I love doing radio. I made some money, but you know, I just love doing radio. Radio is what I do best. It’s better than TV, it’s better than print for me, it’s what I do best. And I love doing it. Now, I walked away from it because I wanted to own my own content, which may or may not have been a stupid thing to do. But long-form radio is something great, because unlike print and TV, the people that tune into you on radio or on podcast, it’s because of you. They like you. That’s why they do it.

I hope [“The Tony Kornheiser Show” podcast] works out. You know the only way to make money is to get a lot of people listening. I think it’s good; I mean, it’s my radio show. I always thought that my radio show was good. I think it’s a smart adult talk show, and I would love to find an audience. I mean that’s all you can do. In the world we live in now, in the podcast world, it’s like 50,000 people with shoeshine boxes, going up to you and saying, “Hey mister, do you need a shine? Can I shine your shoes?” and I just hope that enough people say, “Wow, that guy shines shoes better than the others.” And we’re willing to work for those people.

I only read The Washington Post. I don’t read all the sports writers anymore. I love Sally Jenkins; she’s great. She should win the Pulitzer Prize. She’s that great. Other than that [I’m not sure], but she’s the best. She’s the best that’s out there.

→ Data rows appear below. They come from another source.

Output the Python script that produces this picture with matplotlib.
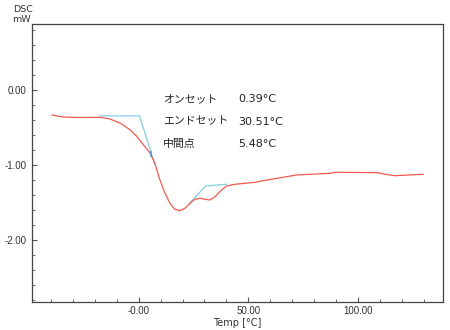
import matplotlib
matplotlib.use("Agg")
import matplotlib.pyplot as plt
from matplotlib.ticker import MultipleLocator

plt.rcParams['font.family'] = ['DejaVu Sans', 'Noto Sans CJK JP']
plt.rcParams['axes.unicode_minus'] = False

# --- DSC curve ---
temp = [-39.5, -34.5, -26.8, -17.6, -13.1, -8.5, -4.0, -0.9, 2.1, 5.2, 7.4, 9.7,
        12.0, 14.3, 16.5, 18.8, 21.1, 23.4, 25.7, 27.9, 30.2, 32.5, 34.8, 37.8,
        40.1, 43.9, 53.0, 56.7, 72.1, 87.2, 89.5, 100.0, 109.0, 112.3, 116.8,
        123.7, 129.6]
dsc = [-0.333, -0.36, -0.367, -0.364, -0.387, -0.44, -0.529, -0.617, -0.729,
       -0.84, -0.977, -1.2, -1.377, -1.511, -1.591, -1.609, -1.577, -1.511,
       -1.457, -1.444, -1.457, -1.467, -1.423, -1.333, -1.28, -1.257, -1.231,
       -1.209, -1.133, -1.111, -1.097, -1.1, -1.103, -1.124, -1.143, -1.133,
       -1.124]

# onset tangent construction
onset_x = [-17.6, 0.39, 7.4]
onset_y = [-0.345, -0.345, -0.996]
# endset tangent construction
endset_x = [23.4, 30.51, 40.1]
endset_y = [-1.503, -1.28, -1.257]
mid_x, mid_y = 5.48, -0.86

labels = ["オンセット", "エンドセット", "中間点"]
values = ["0.39°C", "30.51°C", "5.48°C"]

xticks = [0, 50, 100]
xticklabels = ["-0.00", "50.00", "100.00"]
yticks = [0, -1, -2]
yticklabels = ["0.00", "-1.00", "-2.00"]

W, H = 450, 330
fig = plt.figure(figsize=(4.5, 3.3), dpi=100)
ax = fig.add_axes([32 / W, 1 - 302.3 / H, (443 - 32) / W, (302.3 - 24.3) / H])

red = '#ef5a50'
blue = '#86cde6'
ax.plot(onset_x, onset_y, color=blue, lw=0.9)
ax.plot(endset_x, endset_y, color=blue, lw=0.9)
ax.plot(temp, dsc, color=red, lw=0.9)
ax.plot([mid_x], [mid_y], marker='|', color='#5a9ec8', ms=4, mew=1.2)

ax.set_xlim(-48.6, 138.7)
ax.set_ylim(-2.831, 0.876)

ax.set_xticks(xticks)
ax.set_xticklabels(xticklabels, fontfamily='Liberation Sans')
ax.set_yticks(yticks)
ax.set_yticklabels(yticklabels, fontfamily='Liberation Sans')
ax.xaxis.set_minor_locator(MultipleLocator(10))
ax.yaxis.set_minor_locator(MultipleLocator(0.2))
ax.tick_params(which='both', direction='in', color='#555555', labelsize=7,
               labelcolor='#333333', top=False, right=False)
ax.tick_params(which='major', length=3.5, width=0.8, pad=4)
ax.tick_params(axis='x', which='major', pad=2.5)
ax.tick_params(which='minor', length=2, width=0.6)

for s in ax.spines.values():
    s.set_color('#444444')
    s.set_linewidth(0.9)

# annotations
for i, (lab, val) in enumerate(zip(labels, values)):
    y = 99 + i * 22.6
    fig.text(163 / W, 1 - y / H, lab, fontsize=7.8, color='#222222', va='center',
             family=['Noto Sans CJK JP', 'DejaVu Sans'])
    fig.text(238 / W, 1 - y / H, val, fontsize=8, color='#222222', va='center')

fig.text(33 / W, 1 - 10 / H, "DSC", fontsize=6.8, color='#333333', ha='right', va='center')
fig.text(31 / W, 1 - 20 / H, "mW", fontsize=6.8, color='#333333', ha='right', va='center')
fig.text(237.5 / W, 1 - 322.5 / H, "Temp [°C]", fontsize=7, color='#333333', ha='center', va='center')

fig.savefig("out.png", dpi=100, facecolor='white')
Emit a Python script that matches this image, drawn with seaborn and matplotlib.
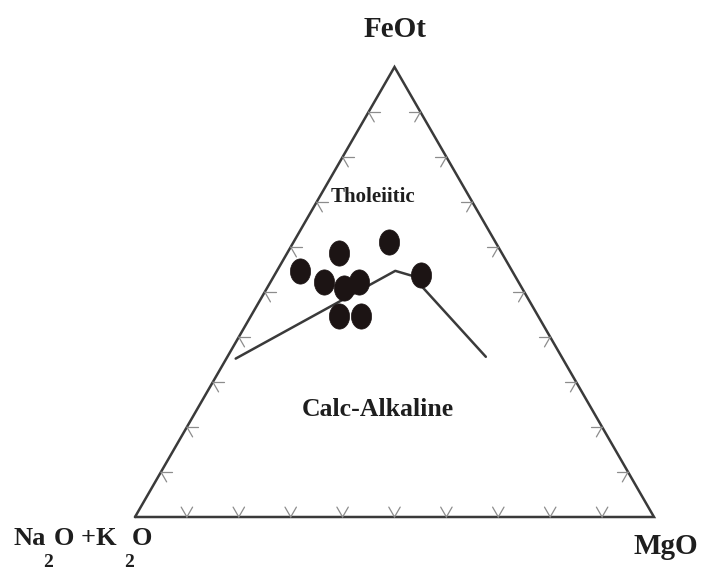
import numpy as np
import pandas as pd
import matplotlib
matplotlib.use("Agg")
import matplotlib.pyplot as plt
import seaborn as sns
from matplotlib.path import Path

# AFM ternary data (wt%): FeOt, Na2O+K2O, MgO
sample_feot = [54.7, 58.7, 61.2, 52.3, 51.0, 52.3, 44.7, 44.7, 53.8]
sample_alk = [40.9, 31.3, 20.5, 37.4, 34.2, 30.7, 38.3, 34.1, 18.0]
sample_mgo = [4.4, 10.0, 18.3, 10.3, 14.8, 17.0, 17.0, 21.2, 28.2]

# Tholeiitic / calc-alkaline boundary
bound_feot = [35.2, 54.7, 53.6, 35.6]
bound_alk = [63.0, 22.5, 19.8, 14.6]
bound_mgo = [1.8, 22.8, 26.6, 49.8]

H = np.sqrt(3) / 2


def to_xy(feot, alk, mgo):
    f = np.asarray(feot, float)
    a = np.asarray(alk, float)
    m = np.asarray(mgo, float)
    tot = f + a + m
    f, m = f / tot, m / tot
    return m + f / 2, f * H


sns.set_style("white")
plt.rcParams['font.family'] = ['Liberation Serif', 'DejaVu Serif']

fig = plt.figure(figsize=(7.01, 5.70), dpi=100)
ax = fig.add_axes([135 / 701, 53 / 570, 519 / 701, 450 / 570])
ax.set_xlim(0, 1)
ax.set_ylim(0, H)
ax.axis('off')

# triangle frame
ax.plot([0, 1, 0.5, 0], [0, 0, H, 0], color='#3a3a3a', lw=1.8,
        clip_on=False, solid_joinstyle='miter')

# small gridline stubs every 10 %
L = 0.022
tick_kw = dict(color='#8c8c8c', lw=0.9, clip_on=False)
for i in range(1, 10):
    t = i / 10
    # base
    x0, y0 = t, 0
    ax.plot([x0, x0 - 0.5 * L], [y0, y0 + H * L], **tick_kw)
    ax.plot([x0, x0 + 0.5 * L], [y0, y0 + H * L], **tick_kw)
    # left edge
    x0, y0 = t / 2, t * H
    ax.plot([x0, x0 + L], [y0, y0], **tick_kw)
    ax.plot([x0, x0 + 0.5 * L], [y0, y0 - H * L], **tick_kw)
    # right edge
    x0, y0 = 1 - t / 2, t * H
    ax.plot([x0, x0 - L], [y0, y0], **tick_kw)
    ax.plot([x0, x0 - 0.5 * L], [y0, y0 - H * L], **tick_kw)

# boundary line
bx, by = to_xy(bound_feot, bound_alk, bound_mgo)
bdf = pd.DataFrame({'x': bx, 'y': by})
sns.lineplot(data=bdf, x='x', y='y', sort=False, color='#3a3a3a', lw=1.8,
             ax=ax, legend=False)

# samples as ellipses
theta = np.linspace(0, 2 * np.pi, 64)
ellipse = Path(np.column_stack([0.8 * np.cos(theta), np.sin(theta)]))
sx, sy = to_xy(sample_feot, sample_alk, sample_mgo)
sdf = pd.DataFrame({'x': sx, 'y': sy})
sns.scatterplot(data=sdf, x='x', y='y', marker=ellipse, s=330,
                color='#1c1414', edgecolor='#1c1414', linewidth=0.5,
                ax=ax, legend=False, zorder=5)
ax.set_xlim(0, 1)
ax.set_ylim(0, H)

# field labels
txt = dict(fontweight='bold', color='#1e1e1e')
fig.text(373 / 701, 1 - 197 / 570, 'Tholeiitic', ha='center', va='center',
         fontsize=15, **txt)
fig.text(378 / 701, 1 - 409 / 570, 'Calc-Alkaline', ha='center', va='center',
         fontsize=18.5, **txt)

# apex labels
fig.text(395 / 701, 1 - 37 / 570, 'FeOt', ha='center', va='baseline',
         fontsize=21, **txt)
fig.text(698 / 701, 1 - 554 / 570, 'MgO', ha='right', va='baseline',
         fontsize=21, **txt)
fig.text(13 / 701, 1 - 545 / 570, 'Na', ha='left', va='baseline', fontsize=19, **txt)
fig.text(43 / 701, 1 - 567 / 570, '2', ha='left', va='baseline', fontsize=14, **txt)
fig.text(54 / 701, 1 - 545 / 570, 'O +K', ha='left', va='baseline', fontsize=19, **txt)
fig.text(124 / 701, 1 - 567 / 570, '2', ha='left', va='baseline', fontsize=14, **txt)
fig.text(132 / 701, 1 - 545 / 570, 'O', ha='left', va='baseline', fontsize=19, **txt)

fig.savefig('out.png', dpi=100, facecolor='white')
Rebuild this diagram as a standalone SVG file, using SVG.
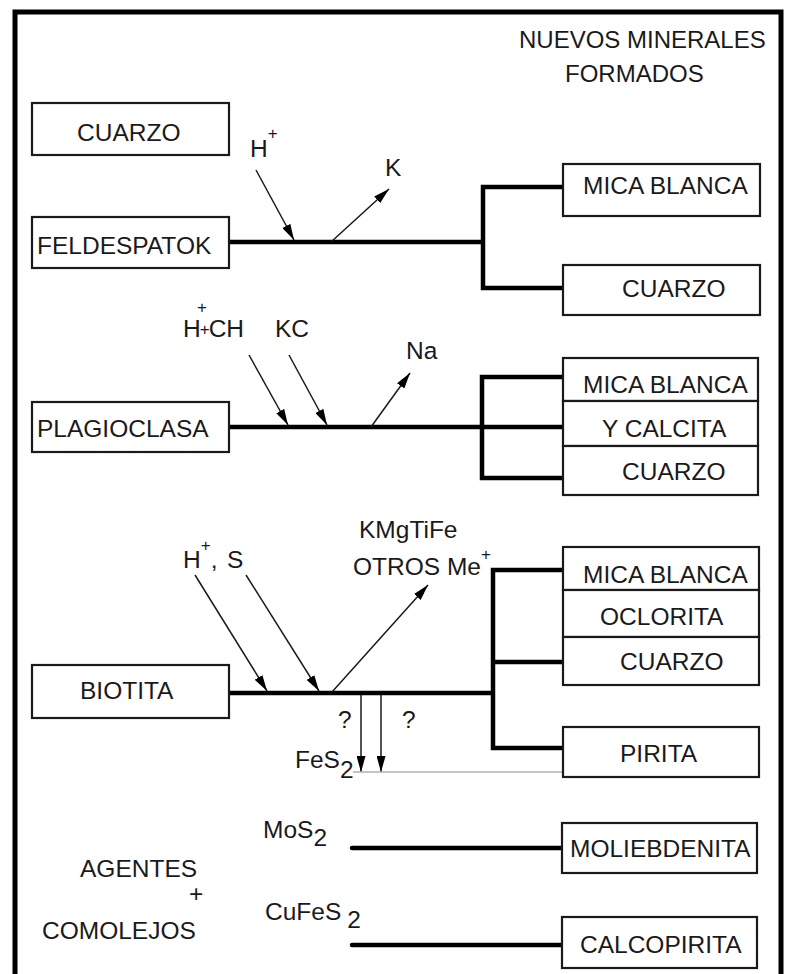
<svg xmlns="http://www.w3.org/2000/svg" width="786" height="974" viewBox="0 0 786 974">
<style>
text{font-family:"Liberation Sans",Arial,sans-serif;font-size:24.5px;fill:#1a1a1a}
.title{font-size:24px}
.box{fill:#fff;stroke:#1a1a1a;stroke-width:2.2}
.thick{fill:none;stroke:#000;stroke-width:4.5;stroke-linejoin:miter}
.thin{fill:none;stroke:#1a1a1a;stroke-width:1.5}
.sup{font-size:17px}
</style>
<defs>
<marker id="ah" markerUnits="userSpaceOnUse" markerWidth="16" markerHeight="9" viewBox="0 0 16 9" refX="16" refY="4.5" orient="auto">
<path d="M0,0 L16,4.5 L0,9 z" fill="#000"/>
</marker>
</defs>
<rect width="786" height="974" fill="#fff"/>
<path d="M15,990 V12 H781 V990" fill="none" stroke="#000" stroke-width="5"/>
<g id="title">
<text class="title" x="519" y="48">NUEVOS MINERALES</text>
<text class="title" x="565" y="82">FORMADOS</text>
</g>
<g id="connectors">
<path class="thick" d="M229,242 H483 M563,187 H483 V288 H563"/>
<path class="thick" d="M229,427 H563 M563,377 H482 V478 H563"/>
<path class="thick" d="M229,693 H493 M563,570 H493 V748 H563 M493,662 H563"/>
<path class="thick" d="M352,848 H563" stroke-linecap="round"/>
<path class="thick" d="M352,945 H563" stroke-linecap="round"/>
<line class="thin" x1="256" y1="170" x2="294" y2="240" marker-end="url(#ah)"/>
<line class="thin" x1="331" y1="242" x2="389" y2="189" marker-end="url(#ah)"/>
<line class="thin" x1="249" y1="355" x2="288" y2="425" marker-end="url(#ah)"/>
<line class="thin" x1="289" y1="355" x2="327" y2="425" marker-end="url(#ah)"/>
<line class="thin" x1="371" y1="427" x2="410" y2="373" marker-end="url(#ah)"/>
<line class="thin" x1="195" y1="575" x2="267" y2="691" marker-end="url(#ah)"/>
<line class="thin" x1="246" y1="575" x2="319" y2="691" marker-end="url(#ah)"/>
<line class="thin" x1="332" y1="692" x2="428" y2="585" marker-end="url(#ah)"/>
<line class="thin" x1="361" y1="695" x2="361" y2="772" marker-end="url(#ah)"/>
<line class="thin" x1="381" y1="695" x2="381" y2="772" marker-end="url(#ah)"/>
<line x1="353" y1="772" x2="565" y2="772" stroke="#b0b0b0" stroke-width="1.5"/>
</g>
<g id="labels">
<text x="250" y="157">H<tspan class="sup" dy="-18">+</tspan></text>
<text x="385" y="176">K</text>
<text x="183" y="337">H<tspan font-size="17" dx="-1" dy="-2">+</tspan><tspan dx="-1" dy="2">CH</tspan></text>
<text class="sup" x="197" y="313">+</text>
<text x="275" y="337">KC</text>
<text x="406" y="359">Na</text>
<text x="183" y="568">H<tspan class="sup" dy="-17">+</tspan><tspan dy="17">, </tspan><tspan x="227">S</tspan></text>
<text x="359" y="538">KMgTiFe</text>
<text x="353" y="575">OTROS Me<tspan class="sup" dy="-15">+</tspan></text>
<text x="338" y="728">?</text>
<text x="402" y="728">?</text>
<text x="295" y="768">FeS<tspan dy="10">2</tspan></text>
<text x="263" y="838">MoS<tspan dy="8">2</tspan></text>
<text x="265" y="920">CuFeS<tspan dx="6" dy="8">2</tspan></text>
<text x="80" y="877">AGENTES</text>
<text x="189" y="902">+</text>
<text x="42" y="939">COMOLEJOS</text>
</g>
<g id="cuarzo-origen"><rect class="box" x="32" y="103" width="197" height="52"/><text x="77" y="141">CUARZO</text></g>
<g id="feldespatok"><rect class="box" x="32" y="217" width="197" height="51"/><text x="37" y="254">FELDESPATOK</text></g>
<g id="plagioclasa"><rect class="box" x="32" y="402" width="197" height="50"/><text x="37" y="437">PLAGIOCLASA</text></g>
<g id="biotita"><rect class="box" x="32" y="665" width="197" height="53"/><text x="80" y="699">BIOTITA</text></g>
<g id="mica-blanca-1"><rect class="box" x="563" y="164" width="197" height="52"/><text x="583" y="194">MICA BLANCA</text></g>
<g id="cuarzo-1"><rect class="box" x="563" y="265" width="197" height="50"/><text x="622" y="297">CUARZO</text></g>
<g id="mica-blanca-2"><rect class="box" x="563" y="358" width="195" height="43"/><text x="583" y="393">MICA BLANCA</text></g>
<g id="y-calcita"><rect class="box" x="563" y="401" width="195" height="45"/><text x="602" y="437">Y CALCITA</text></g>
<g id="cuarzo-2"><rect class="box" x="563" y="446" width="195" height="49"/><text x="622" y="480">CUARZO</text></g>
<g id="mica-blanca-3"><rect class="box" x="563" y="547" width="196" height="43"/><text x="583" y="583">MICA BLANCA</text></g>
<g id="oclorita"><rect class="box" x="563" y="590" width="196" height="47"/><text x="600" y="625">OCLORITA</text></g>
<g id="cuarzo-3"><rect class="box" x="563" y="637" width="196" height="48"/><text x="620" y="670">CUARZO</text></g>
<g id="pirita"><rect class="box" x="563" y="727" width="196" height="50"/><text x="620" y="762">PIRITA</text></g>
<g id="moliebdenita"><rect class="box" x="562" y="823" width="195" height="50"/><text x="570" y="857">MOLIEBDENITA</text></g>
<g id="calcopirita"><rect class="box" x="562" y="917" width="195" height="51"/><text x="580" y="953">CALCOPIRITA</text></g>
</svg>
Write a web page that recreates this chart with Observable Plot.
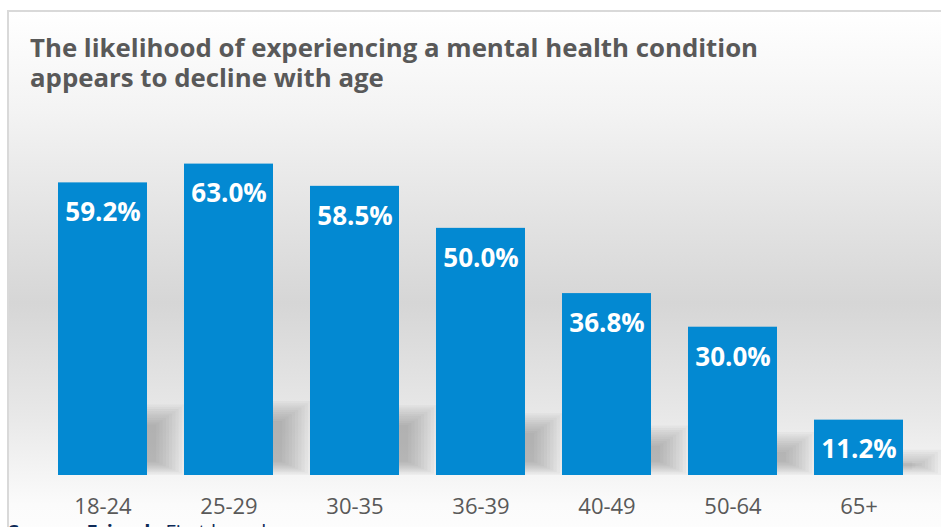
<!DOCTYPE html>
<html>
<head>
<meta charset="utf-8">
<script src="https://cdn.jsdelivr.net/npm/d3@7"></script>
<script src="https://cdn.jsdelivr.net/npm/@observablehq/plot@0.6"></script>
<style>
  html, body { margin: 0; padding: 0; width: 941px; height: 527px; overflow: hidden; background: #ffffff; }
  #frame {
    position: absolute; left: 7px; top: 10px; width: 960px; height: 560px;
    border-top: 2px solid #d9d9d9; border-left: 2px solid #d9d9d9;
    background: linear-gradient(to bottom, #ffffff 0%, #f3f3f3 18%, #d6d6d6 52%, #e8e8e8 72%, #fbfbfb 88%, #ffffff 100%);
  }
  .title {
    position: absolute; left: 30px; white-space: nowrap;
    font-family: "Open Sans", sans-serif; font-weight: 700; font-size: 25.8px; line-height: 26px;
    color: #595959;
  }
  #chart { position: absolute; left: 0; top: 0; }
  #source {
    position: absolute; left: 8px; top: 525px; white-space: nowrap;
    font-family: "Open Sans", sans-serif; font-size: 20px; line-height: 14px; color: #0d2a57;
  }
</style>
</head>
<body>
<div id="frame"></div>
<div id="chart"></div>
<div class="title" style="top:34px">The likelihood of experiencing a mental health condition</div>
<div class="title" style="top:64px">appears to decline with age</div>
<div id="source"><b>Source: Friends</b> First launch</div>
<script>
const ages = ["18-24", "25-29", "30-35", "36-39", "40-49", "50-64", "65+"];
const values = [59.2, 63.0, 58.5, 50.0, 36.8, 30.0, 11.2];

const data = ages.map((age, i) => ({
  age,
  value: values[i],
  label: values[i].toFixed(1) + "%",
  shadow: 3 + values[i] * 0.19
}));

// soft shadow built from stacked translucent layers
const shadowLayers = d3.range(10).map(k =>
  Plot.barY(data, {
    x: "age",
    y1: k * 0.3,
    y2: d => d.shadow - k * 0.45,
    fill: "#6a6a6a",
    fillOpacity: 0.055,
    dx: 38,
    insetLeft: 0,
    insetRight: k * 3.2
  })
);

const chart = Plot.plot({
  width: 941,
  height: 527,
  marginLeft: 37,
  marginRight: 16,
  marginTop: 129,
  marginBottom: 52,
  style: { background: "transparent", fontFamily: "'Open Sans', sans-serif", fontSize: "22px", color: "#595959" },
  x: { domain: ages, paddingInner: 0.291, paddingOuter: 0.145, label: null, tickSize: 0, tickPadding: 23 },
  y: { domain: [0, 70], axis: null },
  marks: [
    ...shadowLayers,
    Plot.barY(data, { x: "age", y: "value", fill: "#0389d2" }),
    Plot.text(data, { x: "age", y: "value", text: "label", fill: "white", fontWeight: "bold", fontSize: 26, dy: 30 })
  ]
});
document.getElementById("chart").appendChild(chart);
</script>
</body>
</html>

[Something I’d tell aspiring sports writers is] if you want to talk to somebody, make room to talk to them. Don’t tell them you’re working. Because if they ever call you back, you should take advantage of that. But if I were to give a single piece of advice, it would be this: find somebody in the room that you think is smarter and more talented than you, and stay at that person’s side and never leave.